Albuquerque 29. Aug. Montag
Eine schreckliche Nachricht: Johnny's Operation war Krebs!! Es war ein Tumor in der Schulter. Ich flog Donnerstag nach Boston, wo er im Deaconess Hospital war. Er erzählte uns die ganze Geschichte. Vor etwa 11 Tagen hatte einen scharfen Schmerz in der linken Schulter. Er liess sich wieder untersuchen (in Bethesda, wo sie ihn in guter Verfassung, lediglich zu dick befunden hatten). Man fand etwas im Schlüsselbein. Der Arzt sagte, es sei wohl harmlos, aber müsse sofort operiert werden. Johnny teilte es Lewis Strauss mit der in Genf war. Strauss schickte sofort Dr Shields Warren aus Genf nach Washington. Er ist einer der grössten Krebsspezialisten der Welt. Er sagte Johnny es sei 50:50 Krebs. Die Operation war in Boston, wo Warren sein Institut hat. Man fand den Tumor, & glaubt alles entfernt zu haben; er soll klein und ganz geschlossen gewesen sein. Immerhin suchte man mit X-rays überall nach dem primären Herd. Do. hatte man ihn noch nicht, Warren meinte, es sei möglich, daß er verschwunden sei. Er hatte aber noch einen Hals & Ohrenspezialisten bestellt (für Freitag) & ich weiss nicht was er gefunden hat. Klare sagte mir es sei eine gewisse Gefahr, daß es einen Gehirntumor gebe. Die Symptome was Herzfeld hatte(!), sind leichte Kopfweh, Doppeltes Sehen & Flecke.
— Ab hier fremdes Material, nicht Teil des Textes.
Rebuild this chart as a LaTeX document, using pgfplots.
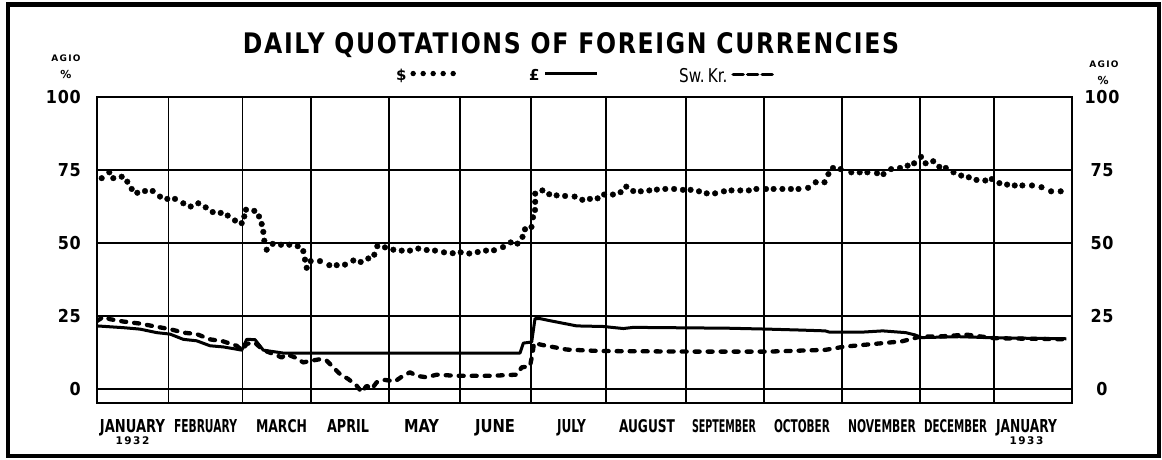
\documentclass[border=0pt]{standalone}
\usepackage{fontspec}
\usepackage{pgfplots}
\usepackage{pgfplotstable}
\pgfplotsset{compat=1.18}
\setmainfont{DejaVu Sans}
\newfontfamily\condfont[FakeStretch=0.8]{DejaVu Sans}
\newfontfamily\titlefont[FakeStretch=0.85,LetterSpace=6]{DejaVu Sans}
\newfontfamily\spacedfont[LetterSpace=14]{DejaVu Sans}
\newfontfamily\tickfont[FakeStretch=0.9,LetterSpace=4]{DejaVu Sans}
\newcommand\mlab[2]{\resizebox{#1}{13pt}{\condfont\bfseries #2}}
\newcommand\yr[1]{{\spacedfont\bfseries\fontsize{10.5}{10.5}\selectfont #1}}

% x = position in the chart (0 = 1 January 1932, 975 = end of January 1933)
\pgfplotstableread{
x y
4.7 72.2
12.3 74.2
16.3 72.2
24.7 72.7
30.3 71.0
34.7 68.5
40.3 67.2
48 67.8
55.7 67.8
63 65.9
70.3 65.1
78 65.1
86.3 63.6
93.7 62.5
101.3 63.6
108.7 62.2
115.7 60.6
123.7 60.3
130.7 59.4
138 57.7
144.7 56.8
147.3 59.1
149 61.4
157.3 61.0
162 59.1
164.7 56.5
166.3 53.8
167.3 50.8
169.7 47.7
175.7 49.7
184 49.4
192.3 49.4
200.7 48.9
206.3 47.2
208 44.3
209.7 41.5
213.7 43.8
223 43.8
232.3 42.4
239.7 42.4
248 42.6
256.3 44.0
263.7 43.5
271.3 44.7
277.3 46.0
280.3 48.9
288 48.5
296.3 47.7
304.7 47.4
313 47.4
321.3 48.1
329.7 47.6
338 47.4
347 46.8
355.7 46.5
363.7 46.8
372.3 46.4
380.7 46.9
389 47.4
397 47.5
406 48.6
413.7 50.2
420.5 49.8
425.5 52.1
428 54.7
434.5 55.5
436 58.8
438 61.3
438.2 64.1
438.2 66.9
445.4 68.0
452.2 66.7
459.6 66.3
468.1 66.1
477.6 65.9
485.3 64.8
492.9 65.1
500.6 65.3
507.1 66.6
515.9 66.6
523.6 67.4
529.3 69.3
536.2 67.8
543.8 67.7
552.3 68.0
559.9 68.3
568.3 68.5
577.1 68.5
585.9 68.2
593.6 68.2
602 67.7
609.7 67.0
618.1 67.0
626.9 67.7
634.5 68.0
643.3 68.0
651.8 68.0
659.4 68.5
669 68.5
676.6 68.5
685.4 68.5
693.9 68.5
701.5 68.5
711.1 68.9
718.7 70.8
727.5 70.8
731.4 73.6
736 75.7
743.6 75.3
754.3 74.2
762.7 74.2
770.4 74.2
780 73.9
786.5 73.6
794.1 75.3
803 75.7
810.6 76.5
817.1 77.3
824 79.5
828.6 77.3
836.2 78.0
842.3 76.1
848.8 75.7
856.5 74.2
864.2 73.1
871.8 72.5
879.5 71.6
888.3 71.4
894.8 71.9
902.4 70.5
910.1 70.0
917.7 69.7
925.4 69.7
935 69.7
944.5 69.1
954.1 67.7
963.7 67.7
}\tabdollar

\pgfplotstableread{
x y
0 21.6
26.3 21.0
43 20.5
59.7 19.3
73 18.8
86.3 17.0
99.7 16.5
113 14.8
126.3 14.4
140 13.6
144.7 13.3
149.7 17.0
158 16.9
166.3 13.3
176.3 12.8
186.3 12.3
200 12.3
300 12.3
423 12.3
426.3 15.7
434.7 16.1
438 24.1
443 24.1
452.8 23.4
479.7 21.6
506.3 21.4
526.3 20.7
536.3 21.1
603 20.9
632.6 20.8
670.9 20.5
701.5 20.2
728.3 19.9
732.1 19.5
766.6 19.5
785.7 19.9
808.7 19.3
818.2 18.5
824 17.6
862.2 17.9
900.5 17.5
969.4 17.2
}\tabpound

\pgfplotstableread{
x y
0 23.3
6.3 24.7
13 23.9
26.3 23.1
43 22.4
59.7 21.3
73 20.5
86.3 19.3
99.7 18.8
113 17.0
126.3 16.3
139.7 14.8
144.7 13.3
150 15.5
158 15.8
166.3 13.3
176.3 12.0
184.7 10.8
189.7 11.9
198 10.8
206.3 9.1
214.7 9.7
223 10.2
229.7 9.7
236.3 7.4
243 5.1
251.3 3.4
259.7 1.1
264.7 -1.1
269.7 1.1
274.7 0.0
279.7 2.3
288 3.1
298 2.6
304.7 4.2
313 5.7
319.7 4.5
329.7 4.0
339.7 4.9
359.7 4.5
393 4.5
419.7 4.9
424.7 7.4
433 7.8
435.5 12.1
437 15.7
446.3 15.0
469.7 13.5
503 13.0
594.4 12.8
640.3 12.8
670.9 12.8
709.2 13.2
728.3 13.4
747.4 14.5
766.6 15.1
785.7 15.7
804.8 16.3
824 18.0
843.1 18.0
869.9 18.6
896.7 17.4
969.4 17.0
}\tabkrona

\begin{document}
\begin{tikzpicture}
\useasboundingbox (-97pt,-57pt) rectangle (1065pt,403pt);
\draw[line width=4.5pt] (-89pt,-53pt) rectangle (1062pt,398.5pt);

\begin{axis}[
  at={(0pt,0pt)}, anchor=south west,
  scale only axis, width=975pt, height=306pt,
  xmin=0, xmax=975, ymin=-4.8, ymax=100,
  axis line style={line width=2.4pt},
  xtick={35.5,108.5,184.5,251,324.5,398,474.5,550,627,705,785,858.5,929.5},
  xticklabels={
    \mlab{65pt}{JANUARY}\\[0pt]\yr{1932},
    \mlab{63pt}{FEBRUARY},
    \mlab{51pt}{MARCH},
    \mlab{42pt}{APRIL},
    \mlab{35pt}{MAY},
    \mlab{40pt}{JUNE},
    \mlab{29pt}{JULY},
    \mlab{56pt}{AUGUST},
    \mlab{64pt}{SEPTEMBER},
    \mlab{56pt}{OCTOBER},
    \mlab{68pt}{NOVEMBER},
    \mlab{63pt}{DECEMBER},
    \mlab{61pt}{JANUARY}\\[0pt]\yr{1933}},
  xticklabel style={anchor=north, inner sep=0pt, yshift=-16pt, align=center, font=\fontsize{10}{10}\selectfont},
  minor xtick={71.5,145.5,214,292,363,434,509,589,667,745,823,897},
  xminorgrids=true, xmajorgrids=false,
  ytick={0,25,50,75,100},
  yticklabels={0,25,50,75,100},
  ymajorgrids=true,
  major grid style={black, line width=1.6pt},
  minor grid style={black, line width=1.6pt},
  major tick length=0pt, minor tick length=0pt,
  yticklabel style={anchor=east, inner sep=0pt, xshift=-16pt, font=\tickfont\bfseries\fontsize{17.8}{18}\selectfont},
  legend plot pos=right,
  legend columns=3,
  legend style={draw=none, fill=none, inner sep=0pt, outer sep=0pt,
    at={(0.3067,1.0686)}, anchor=west,
    nodes={inner sep=0pt},
    /tikz/every odd column/.append style={column sep=4pt},
    /tikz/every even column/.append style={column sep=71pt}},
]
\addplot[only marks, mark=*, mark size=2.8pt, black,
  legend image code/.code={\draw[black, solid, line width=5.4pt, line cap=round, dash pattern=on 0pt off 10pt] (2.7pt,0.45ex) -- (45pt,0.45ex);}]
  table[x=x,y=y] {\tabdollar};
\addlegendentry{\bfseries\fontsize{15}{15}\selectfont \$}
\addplot[black, line width=3pt, line join=round,
  legend image code/.code={\draw[black, solid, line width=3.5pt] (0pt,0.45ex) -- (52pt,0.45ex);}]
  table[x=x,y=y] {\tabpound};
\addlegendentry{\bfseries\fontsize{15}{15}\selectfont £}
\addplot[black, line width=4.3pt, dash pattern=on 5pt off 8pt, line cap=round, line join=round,
  legend image code/.code={\draw[black, line width=3.5pt, dash pattern=on 10pt off 4.5pt] (0pt,0.3ex) -- (39pt,0.3ex);}]
  table[x=x,y=y] {\tabkrona};
\addlegendentry{\hspace*{9pt}\condfont\fontsize{19}{19}\selectfont Sw.\,Kr.}
\end{axis}

\begin{axis}[
  at={(0pt,0pt)}, anchor=south west,
  scale only axis, width=975pt, height=306pt,
  xmin=0, xmax=975, ymin=-4.8, ymax=100,
  axis x line=none, axis y line*=right,
  axis line style={draw=none},
  ytick={0,25,50,75,100},
  yticklabels={0,25,50,75,100},
  major tick length=0pt,
  yticklabel style={anchor=center, inner sep=0pt, xshift=30pt, font=\tickfont\bfseries\fontsize{17.8}{18}\selectfont},
]
\end{axis}

\node at (474pt,358pt) {\resizebox{656pt}{21pt}{\titlefont\bfseries DAILY QUOTATIONS OF FOREIGN CURRENCIES}};
\node[inner sep=0pt] at (-31pt,345pt) {\spacedfont\bfseries\fontsize{9}{9}\selectfont AGIO};
\node[inner sep=0pt] at (-31pt,328pt) {\bfseries\fontsize{11}{11}\selectfont \%};
\node[inner sep=0pt] at (1007pt,339pt) {\spacedfont\bfseries\fontsize{9}{9}\selectfont AGIO};
\node[inner sep=0pt] at (1006pt,322pt) {\bfseries\fontsize{11}{11}\selectfont \%};
\end{tikzpicture}
\end{document}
Das hat man Johnny nicht gesagt, da er sonst die Symptome produzieren könnte.
Johnny war natürlich recht bewegt. Als wir allein waren kam ihm einmal eine Träne in die Augen, als er mich anschaute. Natürlich versteht er alles & er weiss wie gross die Gefahr ist. Der Arzt sagte er solle sein gewöhnliches Leben aufnehmen, nur müsse er 20-25 Pfund abnehmen, um das Herz zu schonen (das aber ganz in Ordnung ist). Nur Jules Charney & Dorothy & ich wissen von dem Krebs, nicht einmal seine Mutter. Klari hat sich vorbildlich benommen und Johnny stützt sich sehr auf sie. Dorothy weinte bitterlich, als sie alles hörte und ich kann gar nicht sagen, wie schwer mir das Herz ist. Morgen will ich Johnny anrufen; ich glaube er rechnet damit, daß ihm soviel Anteilnahme gezeigt wird, ohne daß man ihn schon aufgibt. Irgendwie glaube ich, daß alles gut ausgehen wird. Was mir Johnny für ein teurer Freund ist. Keinem anderen Manne verdanke ich auch nur annähernd so viel, menschlich & wissenschaftlich. Und nun steht man hilflos da.
Die Arbeit hilft mir über das schlimmste. Aber es gibt viele Stunden, wo Johnny's Schicksal immer vor mir auftaucht.